→ Task data:
— Start —
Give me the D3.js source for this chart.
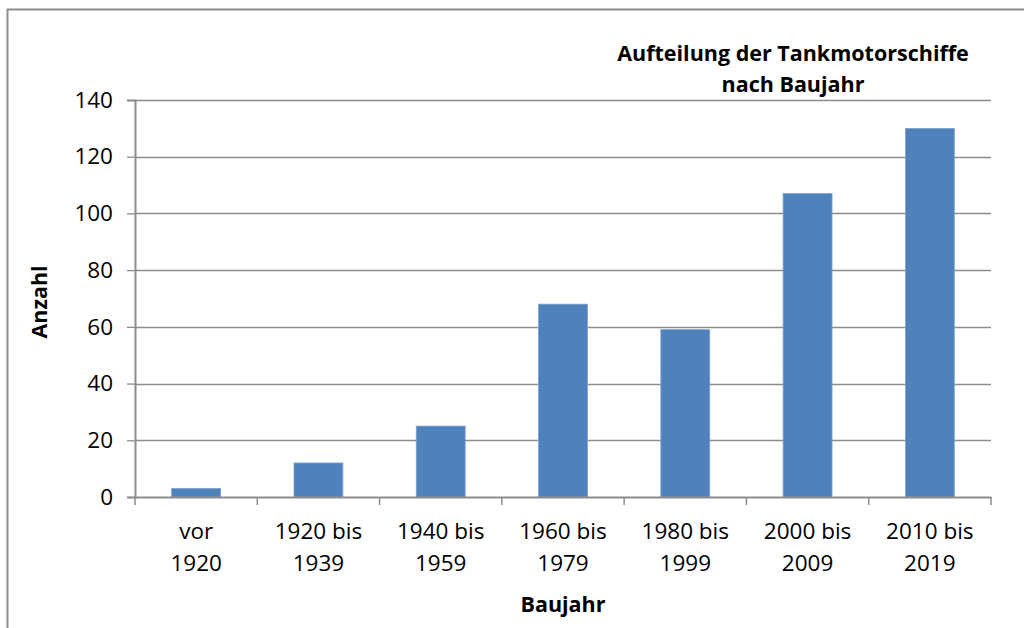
<!DOCTYPE html>
<html>
<head>
<meta charset="utf-8">
<script src="https://cdn.jsdelivr.net/npm/d3@7"></script>
<style>
  body { margin: 0; background: #fff; }
  svg { display: block; font-family: "Open Sans", sans-serif; }
</style>
</head>
<body>
<svg id="chart"></svg>
<script>
const categories = [['vor', '1920'], ['1920 bis', '1939'], ['1940 bis', '1959'], ['1960 bis', '1979'],
  ['1980 bis', '1999'], ['2000 bis', '2009'], ['2010 bis', '2019']]
const values = [3, 12, 25, 68, 59, 107, 130]
const yTicks = [0, 20, 40, 60, 80, 100, 120, 140]

const width = 1024
const height = 628
const margin = { top: 100, right: 33, bottom: 131, left: 135 }

const svg = d3.select('#chart').attr('width', width).attr('height', height)

// outer frame of the chart
svg.append('path')
  .attr('d', `M7.5,${height} V9.5 H${width}`)
  .attr('fill', 'none')
  .attr('stroke', '#8c8c8c')
  .attr('stroke-width', 2)

const xb = d3.scaleBand()
  .domain(categories.map(d => d.join(' ')))
  .range([margin.left, width - margin.right])

const y = d3.scaleLinear()
  .domain([0, 140])
  .range([height - margin.bottom, margin.top])

const grid = svg.append('g')
grid.selectAll('line')
  .data(yTicks.slice(1))
  .enter().append('line')
  .attr('x1', margin.left)
  .attr('x2', width - margin.right)
  .attr('y1', d => Math.round(y(d)) + 0.5)
  .attr('y2', d => Math.round(y(d)) + 0.5)
  .attr('stroke', '#8c8c8c')
  .attr('stroke-width', 1.3)

svg.append('g')
  .selectAll('rect')
  .data(values)
  .enter().append('rect')
  .attr('x', (d, i) => xb(categories[i].join(' ')) + xb.bandwidth() * 0.3)
  .attr('width', xb.bandwidth() * 0.4)
  .attr('y', d => y(d))
  .attr('height', d => y(0) - y(d))
  .attr('fill', '#4f81bd')
  .attr('stroke', '#7ea1cf')
  .attr('stroke-width', 0.8)

// y axis
const yAxis = svg.append('g')
  .attr('transform', `translate(${margin.left},0)`)
  .call(d3.axisLeft(y).tickValues(yTicks).tickSize(8).tickPadding(14))
yAxis.select('.domain').attr('stroke', '#8c8c8c').attr('stroke-width', 2)
yAxis.selectAll('.tick line').attr('stroke', '#8c8c8c').attr('stroke-width', 1.3)
yAxis.selectAll('.tick text')
  .attr('font-size', 22.5).attr('fill', '#000').attr('font-family', 'Open Sans')

// x axis
const xAxis = svg.append('g')
  .attr('transform', `translate(0,${y(0)})`)
  .call(d3.axisBottom(xb).tickSize(0).tickFormat(''))
xAxis.select('.domain').attr('stroke', '#8c8c8c').attr('stroke-width', 2)

const bounds = xb.domain().map(d => xb(d)).concat([width - margin.right])
svg.append('g')
  .selectAll('line')
  .data(bounds)
  .enter().append('line')
  .attr('x1', d => d).attr('x2', d => d)
  .attr('y1', y(0)).attr('y2', y(0) + 8)
  .attr('stroke', '#8c8c8c')
  .attr('stroke-width', 1.5)

const labels = svg.append('g')
  .selectAll('text')
  .data(categories)
  .enter().append('text')
  .attr('x', d => xb(d.join(' ')) + xb.bandwidth() / 2)
  .attr('y', 539)
  .attr('text-anchor', 'middle')
  .attr('font-size', 22.5)
labels.append('tspan').text(d => d[0])
labels.append('tspan')
  .attr('x', d => xb(d.join(' ')) + xb.bandwidth() / 2)
  .attr('dy', 32)
  .text(d => d[1])

// axis titles
svg.append('text')
  .attr('x', (margin.left + width - margin.right) / 2)
  .attr('y', 612)
  .attr('text-anchor', 'middle')
  .attr('font-size', 21.5)
  .attr('font-weight', 'bold')
  .text('Baujahr')

svg.append('text')
  .attr('transform', 'translate(47,302) rotate(-90)')
  .attr('text-anchor', 'middle')
  .attr('font-size', 21.5)
  .attr('font-weight', 'bold')
  .text('Anzahl')

// chart title
const title = svg.append('text')
  .attr('x', 793)
  .attr('y', 61)
  .attr('text-anchor', 'middle')
  .attr('font-size', 21.5)
  .attr('font-weight', 'bold')
title.append('tspan').text('Aufteilung der Tankmotorschiffe')
title.append('tspan').attr('x', 793).attr('dy', 31).text('nach Baujahr')
</script>
</body>
</html>
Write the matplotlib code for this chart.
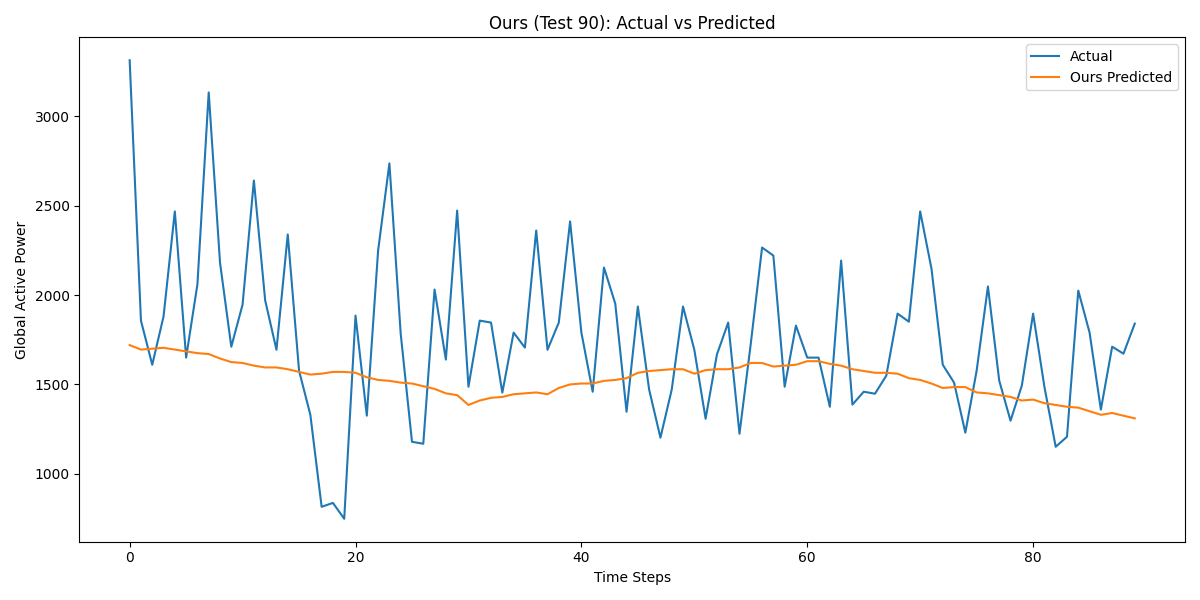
import matplotlib
matplotlib.use("Agg")
import matplotlib.pyplot as plt
import numpy as np

actual = [3314, 1857, 1610, 1880, 2468, 1650, 2060, 3134, 2182, 1711,
          1947, 2641, 1970, 1694, 2339, 1577, 1330, 815, 837, 748,
          1885, 1325, 2249, 2737, 1784, 1179, 1168, 2031, 1639, 2473,
          1487, 1857, 1846, 1454, 1790, 1706, 2361, 1694, 1846, 2412,
          1790, 1459, 2154, 1952, 1347, 1936, 1471, 1202, 1471, 1936,
          1694, 1308, 1667, 1846, 1224, 1728, 2266, 2221, 1487, 1829,
          1650, 1650, 1375, 2193, 1387, 1459, 1448, 1549, 1896, 1851,
          2468, 2148, 1610, 1510, 1230, 1577, 2048, 1521, 1297, 1493,
          1896, 1487, 1151, 1207, 2025, 1790, 1359, 1711, 1672, 1840]
predicted = [1720, 1695, 1700, 1705, 1695, 1685, 1675, 1670, 1645, 1625,
             1620, 1605, 1595, 1595, 1585, 1570, 1555, 1560, 1570, 1570,
             1565, 1540, 1525, 1520, 1510, 1505, 1490, 1475, 1450, 1440,
             1385, 1410, 1425, 1430, 1445, 1450, 1455, 1445, 1480, 1500,
             1505, 1505, 1520, 1525, 1535, 1565, 1575, 1580, 1585, 1585,
             1560, 1580, 1585, 1585, 1595, 1620, 1620, 1600, 1605, 1610,
             1630, 1630, 1615, 1605, 1585, 1575, 1565, 1565, 1560, 1535,
             1525, 1505, 1480, 1485, 1485, 1455, 1450, 1440, 1430, 1410,
             1415, 1395, 1385, 1375, 1370, 1350, 1330, 1340, 1325, 1310]

steps = np.arange(len(actual))

fig, ax = plt.subplots(figsize=(12, 6), dpi=100)
ax.plot(steps, actual, label="Actual")
ax.plot(steps, predicted, label="Ours Predicted")
ax.set_title("Ours (Test 90): Actual vs Predicted")
ax.set_xlabel("Time Steps")
ax.set_ylabel("Global Active Power")
ax.legend(loc="upper right")
fig.tight_layout()
fig.savefig("out.png")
— End —
→ What you need to do:
Gather each line of the records holding the string "this".

→ Solution to the problem:
Give me the D3.js source for this chart.
Write the matplotlib code for this chart.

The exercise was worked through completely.